Jon Coles, the former director general for education standards at the Department for Education (DfE), has admitted that he was surprised by the fast reaction of those schools which moved their students away from non-EBacc courses so soon after the measure was announced.

Speaking at the annual conference of the British Educational Research Association in Manchester last week, Mr Coles said that schools had not been confident enough to ignore the EBacc and focus on what they believed to be right for their students.

The EBacc is given to students achieving five A* to C GCSEs in English, maths, science, a language, and either history or geography. 

Education secretary Michael Gove first mentioned the EBacc in September 2010 and it was introduced into the league tables five months later in January 2011.

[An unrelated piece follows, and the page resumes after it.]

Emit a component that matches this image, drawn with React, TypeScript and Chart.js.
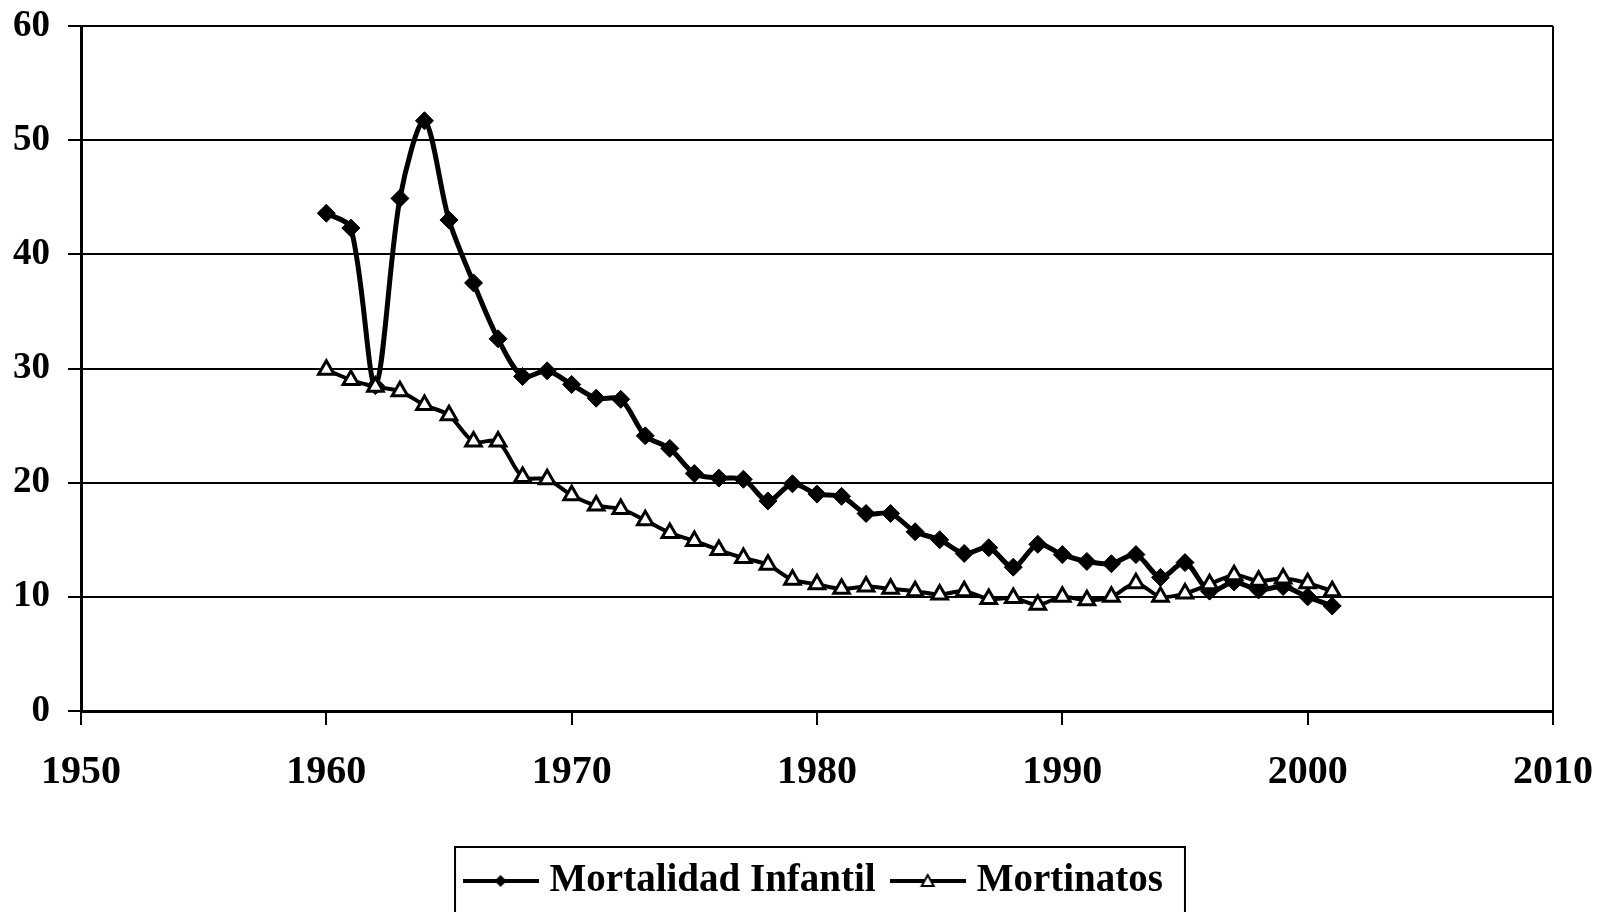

Mr Coles, who left the DfE in January this year, suggested that schools across England had over-reacted after the EBacc’s introduction by withdrawing pupils from GCSE courses “overnight”.

He said: “The government, when it announced the EBacc as a new measure in the performance tables, made it absolutely clear that it would not be an accountable measure, it would simply be a column in the performance tables.

“But right across the country, schools changed their key stage 4 curricula overnight. There’s absolutely no doubt about that. 

“Children were moved from a course they had already started onto a different course in order to improve performance on this EBacc measure.”

Mr Coles added that it was a sign of a schools system that needed to be more confident in its ability to take measured decisions.

He continued: “It’s a seriously over-responsive schools system. I think schools are not seriously reflecting on the evidence base, and not sufficiently confident in saying ‘this is the right thing to do for these children (now), and thanks very much for your policy; we will come to that in due course’.”

Mr Coles is now the group chief executive of the academies and independent schools group United Learning.